By Jeremy Morgan
Latin American Herald Tribune staff
CARACAS – Interior Minister Tareck El Assaimi announced that Venezuela would deport a United States citizen back to his own country, where he was wanted on drugs charges.
Julio Méndez, 38, had been caught in Valencia, the capital of Carabobo state, last week and had been on the Wanted list in the United States since 2007, the minister said, and would be sent back on Thursday.
The nature of the charges wasn’t disclosed, nor how long Méndez had been in Venezuela and what status he may have held on entering the country and why he was here.
El Assaimi went to some length to emphasize that this was just the latest case in which the government had demonstrated its “decided willingness” to play its part in the international battle against drugs.
Officials in Washington have long harbored doubts about Venezuela’s commitment to the war against drugs, a suspicion Caracas considers completely unjustified by its record.
El Assaimi said that this year so far, 10 presumed drugs chiefs had been arrested in Venezuela. He pointed out that a meeting of anti-drugs chiefs was taking place at that very moment at the vacation resort of Nueva Esparta.
A report at the United States Congress earlier this year which suggested there was a “narco-state” in Venezuela caused particular offence. The terminology of the report implied that the government or senior officials were involved in the illegal drugs trade.
The scientific and investigative police, CICPC, meanwhile called in reporters to announce that it had “dismantled” a band that ran a string of “mules” carrying drugs from South America to the coast of Africa.
Mules often ingest drugs in condoms, carrying the highly personal cargo in flight and through controls in their alimentary canals before vacating them after arriving at the point of evuacation.

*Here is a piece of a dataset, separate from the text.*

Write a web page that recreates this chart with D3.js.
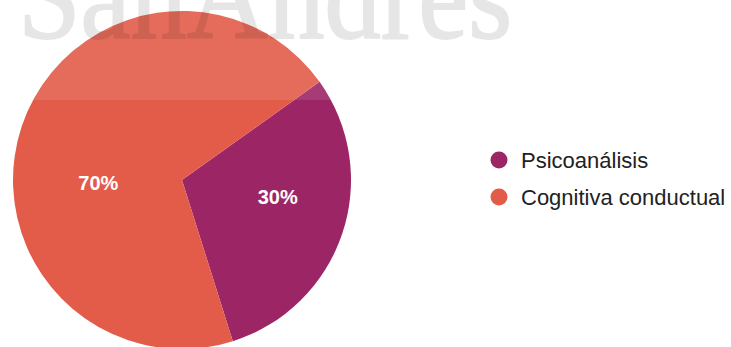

The risks attached to doing this are not inconsiderable. There have been several cases of condoms bursting while inside the carrier, sending them quickly to their doom in a blizzard of intoxication.
CICPC Director General Wilmer Flores Trosel said that the drugs ring had been uncovered during a raid Tuesday morning in Propatria, a rough and poor barrier at the end of the Metro subway line in north-west Caracas.
There, officers had found an illegal drugs laboratory which he said had been used to process cocaine, the CICPC chief said. The premises had also been used to prepare the human mules for their journeys, he added.
Two men had been detained, one of Dominican nationality and the other a Venezuela, Flores Trosel continued. CICPC had identified the other members of the gang as well as the mules, who were abroad. People tend to take this risk once only, if they can, for a suitable stash of cash at the other end.